In the spy thriller Body of Lies, director Ridley Scott and company expend a great deal of energy underscoring a shocking notion:  intelligence work entails deception and spies are a mendacious lot. They take it a step further by arguing hawkish American spymasters safely ensconced in suburban Washington, like the one played by Russell Crowe, are the biggest liars of all.

Of course, anyone would appear to be unscrupulous next to Roger Ferris, one of the CIA's least cynical and most effective operatives on the ground in the Middle East. Ferris is embodied by Leonardo DiCaprio and Crowe's character, Ed Hoffman, is his immediate superior. A fluent speaker of Arabic, Ferris is an enlightened warrior with an understanding of his adversary's culture, not to mention a soft spot for their women that will get him into trouble. 

Much like T.E. Lawrence, the British military attaché portrayed by Peter O'Toole in David Lean's 1962 classic Lawrence of Arabia, Ferris puts it on the line for the region and its people as much as he does for his own country. The comparison wouldn't hold for long if a less dashing actor were in the role -- which is not unlike the hero Leo played in Blood Diamond, a man of action with ideals who decides to do some good because he’s fed up with the dirty world around him.
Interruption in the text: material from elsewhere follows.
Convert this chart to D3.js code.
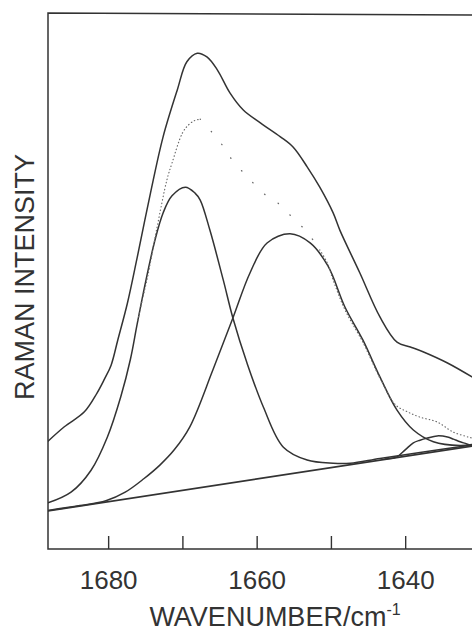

It breaks down completely when the two films and the filmmaking talents behind them are compared. Ridley Scott is no David Lean. He's in his element staging shootouts, missile strikes, and pulse-raising action sequences, but when it comes to expressing ideas his technique leaves something to be desired. There's just not much being said in Body of Lies, from a script by William (The Departed) Monahan based on a novel by Washington Post columnist David Ignatius.

The movie begins with a passage from a W.H. Auden poem to the effect that what goes around comes around, particularly evil. Karma notwithstanding, this isn't a film packed with provocative theories about America's behavior in the Middle East or offering a new understanding of the region's modern history along the lines of Stephen Gaghan's Syriana. It turns out to be an action thriller that could be set anywhere in the world and is almost as generic as its title.

DiCaprio and Crowe hold up their end, making the contrast between the two colleagues compelling as far as it goes. Ferris is a spook with a sensitive side who has a practical sense of how Arabs and the Islamic faithful think. He's not averse to killing, yet he is averse to doing anything that will make his job more difficult.

Double-dealing is Hoffman's modus operandi. Head of the CIA's Near East division, he's armed with a neo-con's geopolitical outlook and a Texan's cowboy twang. He's arrogant and believes in the superiority of his cause -- protecting America's self-interest -- to the degree that the end justifies the means. He doesn't believe there's such a thing as burning bridges and, thinking only about the short-term, is willing to run roughshod over those who should be our friends.

While Ferris does the dirty work on the ground, Hoffman watches from CIA headquarters using all-seeing cameras lodged in predator drones and satellites. (The one running joke in Body of Lies is how Hoffman communicates with Ferris while carrying out the duties of a suburban father and husband.)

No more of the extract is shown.